Today's woman must simultaneously prove her apparent agency and independence while continuing to embody an appealing prostrate version of female sexuality and womanhood.
So what you have it's it's it's if you can weed through this, what's happening is that more and more young female starlets are disavowing the feminism of the era.
And they are identifying it in ways in which they've always perceived it.
Anti-male.
They don't perceive feminists as wanting anything to do with men.
They don't perceive feminists as wanting anything to do with relationships with men, and they want that.
So they don't want to be called feminist.
This is called DEFCON five panic in the upper levels and reaches of liberalism.
And so if you read this through, you find out that one of the things that they're criticized for is look at this, they're not like real women.
They're beautiful, they're famous, and they can afford to be feminists without having to say they are.
They can afford nannies, they can afford abortions if they need, they can afford all of this, they can say what they want, and they're traitors.
And they're phonies.
And at the root of it, don't doubt me, is that they are beautiful.
And these other women aren't and are burdened by it, and that's the dividing line, and that's what makes it tougher on the other women who aren't the celebrities.
And it's it all loops back to undeniable truth of life number 24.

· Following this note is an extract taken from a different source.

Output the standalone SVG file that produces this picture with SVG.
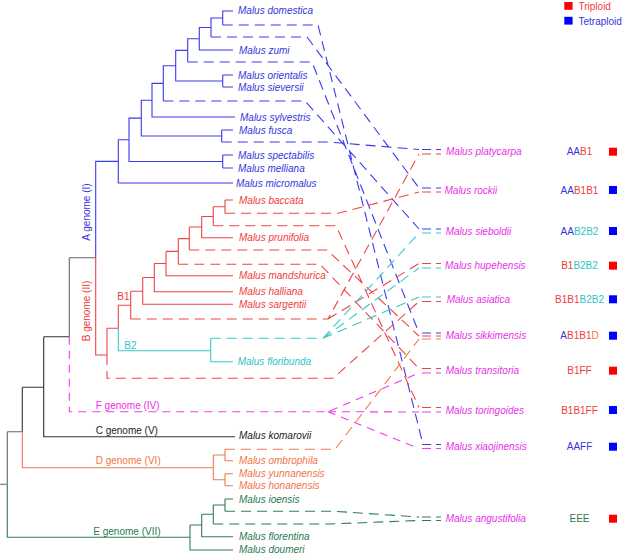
<svg xmlns="http://www.w3.org/2000/svg" width="636" height="554" viewBox="0 0 636 554">
<style>
text{font-family:"Liberation Sans",Arial,sans-serif;font-size:10px}
.i{font-style:italic}
.bl{fill:#3535e0}.rd{fill:#f03c3c}.cy{fill:#2ec4c4}.mg{fill:#e830e8}.or{fill:#f07448}.gr{fill:#2a7a50}.bk{fill:#222}
.l{fill:none;stroke-width:1.1}
.sb{stroke:#3a3aee}.sr{stroke:#f04444}.sc{stroke:#3cc8c8}.sm{stroke:#ee3cee}.so{stroke:#f07a50}.sg{stroke:#2e7d55}.sk{stroke:#333}.sy{stroke:#666}
.d{stroke-dasharray:10 6}
.dm{stroke-dasharray:8 6}
</style>
<g id="connectors">
<g id="tree">
<path class="l sb" d="M233,11H222.7V25M222.7,18H211V37M211,27.5H199.3V50H233M199.3,38.75H187.7V62M187.7,50.4H175.7V81H222.7M222.7,75V87M222.7,75H233M222.7,87H233M175.7,65.7H163.3V101M163.3,83.4H152V117H235M152,100.2H141.3V136H221.7M221.7,130V142M221.7,130H233M141.3,118.1H129V161.5H222.7M222.7,155V168M222.7,155H233M222.7,168H233M129,139.8H118.3V183H233M118.3,161.4H95.7V257.7"/>
<path class="l sr" d="M95.7,257.7V355H107M107,328.3V355M107,328.3H118.3V305.2H130.7M130.7,291.2V319M130.7,291.2H142.7M142.7,277.5V304.3H233M142.7,277.5H154.3M154.3,263.5V291.7H233M154.3,263.5H166M166,251.4V275.7H233M166,251.4H178.3M178.3,238.6V264.3M178.3,238.6H189.3M189.3,227V250M189.3,227H201.7M201.7,216.5V237.7H233M201.7,216.5H213.3M213.3,206.7V225.7M213.3,206.7H225M225,200V213.3M225,200H233"/>
<path class="l sc" d="M118.3,328.3V350.7H210.7M210.7,338.3V361.7H233"/>
<path class="l sy" d="M69.3,257.7H95.7M69.3,257.7V336.7M7.3,431.7H22.3M7.3,431.7V484.3M0,484.3H7.3"/>
<path class="l sk" d="M43.7,336.7H69.3M43.7,336.7V436.7H235M22.3,387.3H43.7M22.3,387.3V431.7"/>
<path class="l so" d="M22.3,431.7V467.7H213.3M213.3,455V479.7M213.3,455H225M225,449.3V460.7H233M213.3,479.7H225M225,473.7V485.7M225,473.7H233M225,485.7H233"/>
<path class="l sg" d="M7.3,484.3V537.3H190M190,525V550H233M190,525H201.7M201.7,514.3V536.7H233M201.7,514.3H213.3M213.3,505V524M213.3,505H225M225,499V511.3M225,499H233"/>
</g>
<g id="hybrid-links">
<path class="l sb d" d="M222.7,25H318L423,444.5M211,37H307L419,188M187.7,62H312L419,333M163.3,101H305L419,229M221.7,142H328L419,149.5"/>
<path class="l sr d" d="M225,213.3H338L419,192M213.3,225.7H336L419,407.5M189.3,250H327L419,336M178.3,264.3H320L419,368.5M130.7,319H328L419,154M328,319L419,263.5M107,355V378.3H333L419,301.5"/>
<path class="l sc d" d="M210.7,338.3H323L419,233M323,338.3L419,268M323,338.3L419,297"/>
<path class="l sm dm" d="M69.3,336.7V411.7H328L419,373M328,411.7L419,412M328,411.7L419,448.5"/>
<path class="l so d" d="M225,449.3H335L419,339"/>
<path class="l sg d" d="M225,511.3H335L419,517M213.3,524H330L419,520.5"/>
</g>
<g id="tails">
<path class="l sb" d="M422,149.5H431M436,149.5H441M422,188H431M436,188H441M422,229H431M436,229H441M422,333H431M436,333H441M422,444.5H431M436,444.5H441"/>
<path class="l sr" d="M422,154H431M436,154H441M422,192H431M436,192H441M422,263.5H431M436,263.5H441M422,301.5H431M436,301.5H441M422,336H431M436,336H441M422,368.5H431M436,368.5H441M422,407.5H431M436,407.5H441"/>
<path class="l sc" d="M422,233H431M436,233H441M422,268H431M436,268H441M422,297H431M436,297H441"/>
<path class="l so" d="M422,339H431M436,339H441"/>
<path class="l sm" d="M422,373H431M436,373H441M422,412H431M436,412H441M422,448.5H431M436,448.5H441"/>
<path class="l sg" d="M422,517H431M436,517H441M422,520.5H431M436,520.5H441"/>
</g>
</g>
<g id="genome-labels">
<text class="bl" transform="translate(90.3,212) rotate(-90)" text-anchor="middle">A genome (I)</text>
<text class="rd" transform="translate(90.3,311) rotate(-90)" text-anchor="middle">B genome (II)</text>
<text class="rd" x="117.3" y="300.3">B1</text>
<text class="cy" x="124.3" y="349.3">B2</text>
<text class="mg" x="95.7" y="408.6">F genome (IV)</text>
<text class="bk" x="95.7" y="433.6">C genome (V)</text>
<text class="or" x="95.7" y="464.3">D genome (VI)</text>
<text class="gr" x="93.3" y="534.6">E genome (VII)</text>
</g>
<g id="leaves" class="i">
<g id="n-domestica"><text class="i bl" x="238" y="14">Malus domestica</text></g>
<g id="n-zumi"><text class="i bl" x="239" y="53.5">Malus zumi</text></g>
<g id="n-orientalis"><text class="i bl" x="238" y="78.5">Malus orientalis</text></g>
<g id="n-sieversii"><text class="i bl" x="238" y="90.5">Malus sieversii</text></g>
<g id="n-sylvestris"><text class="i bl" x="240" y="120.5">Malus sylvestris</text></g>
<g id="n-fusca"><text class="i bl" x="239" y="133.5">Malus fusca</text></g>
<g id="n-spectabilis"><text class="i bl" x="238" y="158.5">Malus spectabilis</text></g>
<g id="n-melliana"><text class="i bl" x="238" y="171.5">Malus melliana</text></g>
<g id="n-micromalus"><text class="i bl" x="236" y="186.5">Malus micromalus</text></g>
<g id="n-baccata"><text class="i rd" x="239" y="203.5">Malus baccata</text></g>
<g id="n-prunifolia"><text class="i rd" x="239" y="241.2">Malus prunifolia</text></g>
<g id="n-mandshurica"><text class="i rd" x="239" y="279.2">Malus mandshurica</text></g>
<g id="n-halliana"><text class="i rd" x="239" y="295.2">Malus halliana</text></g>
<g id="n-sargentii"><text class="i rd" x="239" y="307.8">Malus sargentii</text></g>
<g id="n-floribunda"><text class="i cy" x="237.7" y="365.2">Malus floribunda</text></g>
<g id="n-komarovii"><text class="i bk" x="239" y="439">Malus komarovii</text></g>
<g id="n-ombrophila"><text class="i or" x="239" y="464.2">Malus ombrophila</text></g>
<g id="n-yunnanensis"><text class="i or" x="239" y="477.2">Malus yunnanensis</text></g>
<g id="n-honanensis"><text class="i or" x="239" y="489.2">Malus honanensis</text></g>
<g id="n-ioensis"><text class="i gr" x="239" y="502.5">Malus ioensis</text></g>
<g id="n-florentina"><text class="i gr" x="239" y="540.2">Malus florentina</text></g>
<g id="n-doumeri"><text class="i gr" x="239" y="553.3">Malus doumeri</text></g>
</g>
<g id="hybrids">
<g id="h-platycarpa"><text class="i mg" x="446" y="155.2">Malus platycarpa</text><text x="579.5" y="155.2" text-anchor="middle"><tspan class="bl">AA</tspan><tspan class="rd">B1</tspan></text><rect x="609" y="147.7" width="8" height="8" fill="#ff0000"/></g>
<g id="h-rockii"><text class="i mg" x="444.5" y="193.5">Malus rockii</text><text x="579.5" y="193.5" text-anchor="middle"><tspan class="bl">AA</tspan><tspan class="rd">B1B1</tspan></text><rect x="609" y="186" width="8" height="8" fill="#0000ff"/></g>
<g id="h-sieboldii"><text class="i mg" x="445.7" y="234.5">Malus sieboldii</text><text x="579.5" y="234.5" text-anchor="middle"><tspan class="bl">AA</tspan><tspan class="cy">B2B2</tspan></text><rect x="609" y="227" width="8" height="8" fill="#0000ff"/></g>
<g id="h-hupehensis"><text class="i mg" x="445" y="269.2">Malus hupehensis</text><text x="579.5" y="269.2" text-anchor="middle"><tspan class="rd">B1</tspan><tspan class="cy">B2B2</tspan></text><rect x="609" y="261.7" width="8" height="8" fill="#ff0000"/></g>
<g id="h-asiatica"><text class="i mg" x="446.7" y="302.8">Malus asiatica</text><text x="579.5" y="302.8" text-anchor="middle"><tspan class="rd">B1B1</tspan><tspan class="cy">B2B2</tspan></text><rect x="609" y="295.3" width="8" height="8" fill="#0000ff"/></g>
<g id="h-sikkimensis"><text class="i mg" x="445.7" y="339.2">Malus sikkimensis</text><text x="579.5" y="339.2" text-anchor="middle"><tspan class="bl">A</tspan><tspan class="rd">B1B1</tspan><tspan class="or">D</tspan></text><rect x="609" y="331.7" width="8" height="8" fill="#0000ff"/></g>
<g id="h-transitoria"><text class="i mg" x="445.7" y="374.2">Malus transitoria</text><text class="rd" x="579.5" y="374.2" text-anchor="middle">B1FF</text><rect x="609" y="366.7" width="8" height="8" fill="#ff0000"/></g>
<g id="h-toringoides"><text class="i mg" x="445.7" y="413.5">Malus toringoides</text><text class="rd" x="579.5" y="413.5" text-anchor="middle">B1B1FF</text><rect x="609" y="406" width="8" height="8" fill="#0000ff"/></g>
<g id="h-xiaojinensis"><text class="i mg" x="445.7" y="450.2">Malus xiaojinensis</text><text class="bl" x="579.5" y="450.2" text-anchor="middle">AAFF</text><rect x="609" y="442.7" width="8" height="8" fill="#0000ff"/></g>
<g id="h-angustifolia"><text class="i mg" x="445.7" y="522.2">Malus angustifolia</text><text class="gr" x="579.5" y="522.2" text-anchor="middle">EEE</text><rect x="609" y="514.7" width="8" height="8" fill="#ff0000"/></g>
</g>
<g id="legend">
<rect x="564.3" y="2" width="8.3" height="7.8" fill="#ff0000"/>
<text class="rd" x="578.5" y="9.8">Triploid</text>
<rect x="564.3" y="16.8" width="8.3" height="7.8" fill="#0000ff"/>
<text class="bl" x="578.5" y="24.8">Tetraploid</text>
</g>
</svg>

But at the root of this is also the breakdown of the cause.
Used to be automatic, new Hollywood Starlet, guaranteed, gonna be the next feminazy in waiting.
Now it's not guaranteed.
See, these young, beautiful young actresses are denouncing feminism.
So the militant feminists say, you know, we don't need these young women.
We don't need, we'd love to have them.
But we don't need these pretty women.
We don't need these pretty women to say this.
It's all back to undeniable truth of life number 24.
Okay, Shinsecki has fired somebody at the VA.
They got a scapegoat.
I have his name right in front of me, but he's gone, Shinseki stays, predictably so.
Have a great weekend, folks, and we'll be back here on Monday.